I have finally bought my first gheenoe. I have been searching for a gheenoe for a while now, and I finally found the right buy. I knew I either wanted a 15'6 or a 13, and I settled on a 15'6. My plan is to do a complete rebuild. I am gutting the gheenoe and building a front and rear deck. The middle is going to be my cooler and a grab bar with the switches attached to the grab bar. I will try to continue upload photos of my progress. I started a little last night, and plan on working on it all night tonight. 

*This is my first rebuild so I am going to be asking a lot of questions, and could use all the advise I can get. Thank you.

This is what it looked like when I first bought it.
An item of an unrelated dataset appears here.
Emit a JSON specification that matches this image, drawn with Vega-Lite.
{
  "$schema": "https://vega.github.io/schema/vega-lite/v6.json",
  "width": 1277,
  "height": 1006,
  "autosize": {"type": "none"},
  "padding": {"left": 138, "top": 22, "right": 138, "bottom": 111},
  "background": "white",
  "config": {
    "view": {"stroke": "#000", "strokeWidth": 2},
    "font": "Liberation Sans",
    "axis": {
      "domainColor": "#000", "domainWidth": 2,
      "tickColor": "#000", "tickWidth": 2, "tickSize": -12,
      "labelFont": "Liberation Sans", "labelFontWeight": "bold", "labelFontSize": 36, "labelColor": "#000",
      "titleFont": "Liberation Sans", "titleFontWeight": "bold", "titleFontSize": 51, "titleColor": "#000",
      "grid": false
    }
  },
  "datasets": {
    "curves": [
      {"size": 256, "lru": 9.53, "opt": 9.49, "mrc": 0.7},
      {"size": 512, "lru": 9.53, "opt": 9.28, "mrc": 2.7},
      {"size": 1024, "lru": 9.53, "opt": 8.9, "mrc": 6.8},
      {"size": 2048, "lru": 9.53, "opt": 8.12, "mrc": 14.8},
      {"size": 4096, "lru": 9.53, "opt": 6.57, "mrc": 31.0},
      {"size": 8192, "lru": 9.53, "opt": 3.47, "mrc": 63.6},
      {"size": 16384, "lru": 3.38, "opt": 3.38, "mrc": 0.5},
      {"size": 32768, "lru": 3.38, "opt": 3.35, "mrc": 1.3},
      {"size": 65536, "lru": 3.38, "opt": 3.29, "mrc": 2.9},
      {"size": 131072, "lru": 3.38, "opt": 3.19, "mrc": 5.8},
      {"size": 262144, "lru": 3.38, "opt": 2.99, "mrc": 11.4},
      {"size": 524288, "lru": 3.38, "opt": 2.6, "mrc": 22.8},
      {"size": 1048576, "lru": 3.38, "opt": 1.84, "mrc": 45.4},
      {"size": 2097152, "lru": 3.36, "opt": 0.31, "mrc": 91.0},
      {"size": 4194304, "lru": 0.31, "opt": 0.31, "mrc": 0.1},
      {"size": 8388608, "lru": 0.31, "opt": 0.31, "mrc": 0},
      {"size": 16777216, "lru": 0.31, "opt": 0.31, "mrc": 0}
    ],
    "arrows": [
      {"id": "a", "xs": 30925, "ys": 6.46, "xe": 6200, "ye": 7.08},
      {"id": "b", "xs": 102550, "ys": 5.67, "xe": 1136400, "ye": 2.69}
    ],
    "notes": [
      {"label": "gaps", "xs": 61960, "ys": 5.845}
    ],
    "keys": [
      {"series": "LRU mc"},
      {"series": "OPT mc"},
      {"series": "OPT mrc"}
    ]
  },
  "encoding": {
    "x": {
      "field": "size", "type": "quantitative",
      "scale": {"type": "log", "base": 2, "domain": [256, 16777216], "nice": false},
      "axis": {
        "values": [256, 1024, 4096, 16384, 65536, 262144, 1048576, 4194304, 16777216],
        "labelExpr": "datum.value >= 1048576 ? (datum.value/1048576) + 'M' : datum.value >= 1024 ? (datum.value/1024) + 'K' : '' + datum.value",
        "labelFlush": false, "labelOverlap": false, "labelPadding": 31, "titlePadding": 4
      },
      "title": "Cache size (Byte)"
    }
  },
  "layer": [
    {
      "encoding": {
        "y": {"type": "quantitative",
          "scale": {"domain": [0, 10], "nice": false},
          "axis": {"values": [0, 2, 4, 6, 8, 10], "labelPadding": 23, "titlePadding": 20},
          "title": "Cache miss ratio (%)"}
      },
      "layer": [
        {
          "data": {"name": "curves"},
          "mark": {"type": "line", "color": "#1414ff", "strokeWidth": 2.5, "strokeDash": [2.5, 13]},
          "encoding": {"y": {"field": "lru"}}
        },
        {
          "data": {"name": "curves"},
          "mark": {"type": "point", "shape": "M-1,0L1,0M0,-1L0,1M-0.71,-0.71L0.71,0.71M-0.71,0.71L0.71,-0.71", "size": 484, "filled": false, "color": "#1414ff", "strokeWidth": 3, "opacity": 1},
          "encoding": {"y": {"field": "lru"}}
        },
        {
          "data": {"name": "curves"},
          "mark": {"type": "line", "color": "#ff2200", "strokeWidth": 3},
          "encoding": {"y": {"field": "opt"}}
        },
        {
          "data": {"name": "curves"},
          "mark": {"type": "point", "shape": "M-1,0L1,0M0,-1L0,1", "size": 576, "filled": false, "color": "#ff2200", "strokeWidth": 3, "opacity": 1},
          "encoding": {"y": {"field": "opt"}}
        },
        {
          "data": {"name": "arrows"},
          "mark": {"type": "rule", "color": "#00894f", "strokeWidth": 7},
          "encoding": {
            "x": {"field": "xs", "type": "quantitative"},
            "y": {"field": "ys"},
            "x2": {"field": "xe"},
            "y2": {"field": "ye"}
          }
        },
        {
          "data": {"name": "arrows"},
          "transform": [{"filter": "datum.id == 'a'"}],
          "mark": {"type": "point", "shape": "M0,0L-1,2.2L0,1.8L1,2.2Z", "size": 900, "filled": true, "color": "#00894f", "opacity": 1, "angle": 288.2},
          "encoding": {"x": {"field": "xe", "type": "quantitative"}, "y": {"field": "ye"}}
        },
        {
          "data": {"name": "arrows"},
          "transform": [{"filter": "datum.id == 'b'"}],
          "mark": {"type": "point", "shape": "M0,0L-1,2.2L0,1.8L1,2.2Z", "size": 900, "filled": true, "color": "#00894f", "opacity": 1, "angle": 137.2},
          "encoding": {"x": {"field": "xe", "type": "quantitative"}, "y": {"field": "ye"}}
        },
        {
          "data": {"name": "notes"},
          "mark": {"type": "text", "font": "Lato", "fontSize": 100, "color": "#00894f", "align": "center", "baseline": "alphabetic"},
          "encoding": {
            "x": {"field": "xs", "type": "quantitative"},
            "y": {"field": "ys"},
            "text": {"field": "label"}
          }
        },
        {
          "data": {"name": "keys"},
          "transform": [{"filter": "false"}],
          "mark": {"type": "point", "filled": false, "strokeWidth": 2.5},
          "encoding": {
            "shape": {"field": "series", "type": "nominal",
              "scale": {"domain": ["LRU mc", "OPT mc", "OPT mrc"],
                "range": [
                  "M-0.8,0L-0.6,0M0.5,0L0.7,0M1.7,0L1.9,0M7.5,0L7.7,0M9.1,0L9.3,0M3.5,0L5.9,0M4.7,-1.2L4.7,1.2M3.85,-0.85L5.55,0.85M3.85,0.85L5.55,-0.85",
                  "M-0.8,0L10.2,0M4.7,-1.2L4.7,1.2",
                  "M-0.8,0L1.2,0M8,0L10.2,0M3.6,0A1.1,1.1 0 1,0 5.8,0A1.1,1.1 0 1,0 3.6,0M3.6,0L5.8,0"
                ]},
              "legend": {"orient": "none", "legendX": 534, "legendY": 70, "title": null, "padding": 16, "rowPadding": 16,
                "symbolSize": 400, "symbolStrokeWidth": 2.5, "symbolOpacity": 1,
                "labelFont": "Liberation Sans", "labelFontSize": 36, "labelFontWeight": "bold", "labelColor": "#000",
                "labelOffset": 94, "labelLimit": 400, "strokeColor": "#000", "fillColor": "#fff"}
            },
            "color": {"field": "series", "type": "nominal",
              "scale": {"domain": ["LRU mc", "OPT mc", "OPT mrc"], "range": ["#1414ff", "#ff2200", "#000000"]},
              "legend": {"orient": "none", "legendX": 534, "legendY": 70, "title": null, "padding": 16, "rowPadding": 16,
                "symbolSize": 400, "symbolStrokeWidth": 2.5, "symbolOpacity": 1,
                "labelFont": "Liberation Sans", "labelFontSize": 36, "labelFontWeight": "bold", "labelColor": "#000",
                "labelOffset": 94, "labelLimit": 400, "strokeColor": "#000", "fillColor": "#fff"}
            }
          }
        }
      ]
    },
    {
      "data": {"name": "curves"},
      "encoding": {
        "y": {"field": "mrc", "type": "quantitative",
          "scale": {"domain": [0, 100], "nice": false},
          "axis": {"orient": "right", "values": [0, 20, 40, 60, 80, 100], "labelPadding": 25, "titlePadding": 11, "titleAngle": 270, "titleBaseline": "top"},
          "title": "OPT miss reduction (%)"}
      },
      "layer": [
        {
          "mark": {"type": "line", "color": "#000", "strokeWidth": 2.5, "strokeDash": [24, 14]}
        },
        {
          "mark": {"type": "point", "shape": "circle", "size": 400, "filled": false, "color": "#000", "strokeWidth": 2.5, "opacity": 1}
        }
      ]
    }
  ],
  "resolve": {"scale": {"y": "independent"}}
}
This is night one of work.



























The plan is to cut out the middle bench and rear bench, and build a front and rear deck. In the middle is going to be a grab bar and a cooler for a bench. I have a lot of work a head of me, but its a work in progress. I am open to opinions on how to make this build go successful.


----------



## erikb85 (Jun 13, 2014)

Ill be doing something very similar to my riverhawk so ill be following this build.


----------



## Justfloaton (Feb 17, 2013)

I want to get it on the water as fast as possible so I might do the rear deck first and build two storage compartments in the rear deck. One for the fuel tank and the other just dry storage. Then add the false floor with the grab bar and paint it. I might hold off on the front deck so that I can start fishing it, but I'm not sure yet.


----------



## jimsmicro (Oct 29, 2013)

I actually like the low front deck on mine. I wish the rear deck was raised and flat so I could stand on it though. It's really nice to have a flat place to stand when I'm anchored up and fishing off the back. Also I'm sure you know this but make sure you do NOT just remove that foam and leave it out. It is in that hull for a reason.


----------



## fishinjeff (Mar 5, 2007)

So I guess the trailer made it? Looks like you are on your way to the "new Gheenoe". Keep us up to date, thanks.


----------



## Justfloaton (Feb 17, 2013)

The trailer barely made it home. One of the bunks broke and almost feel off the trailer. I am leaving the foam in the places that I can. I am going to re-foam a bunch of places. I have a lot of work a head of me.


----------



## NoeSmyrnaBch (Aug 19, 2013)

Before you get too far with cutting out benches, make some braces to keep the hull from warping. They flex a LOT if its anything like my 13'er. These things aren't square from the factory, but with no bracing in them they get all kinds of wacked-out shapes going. Just food for thought. Will be watching this one...love me a gheenoe build thread


----------



## fishinjeff (Mar 5, 2007)

Any new updates on this???


----------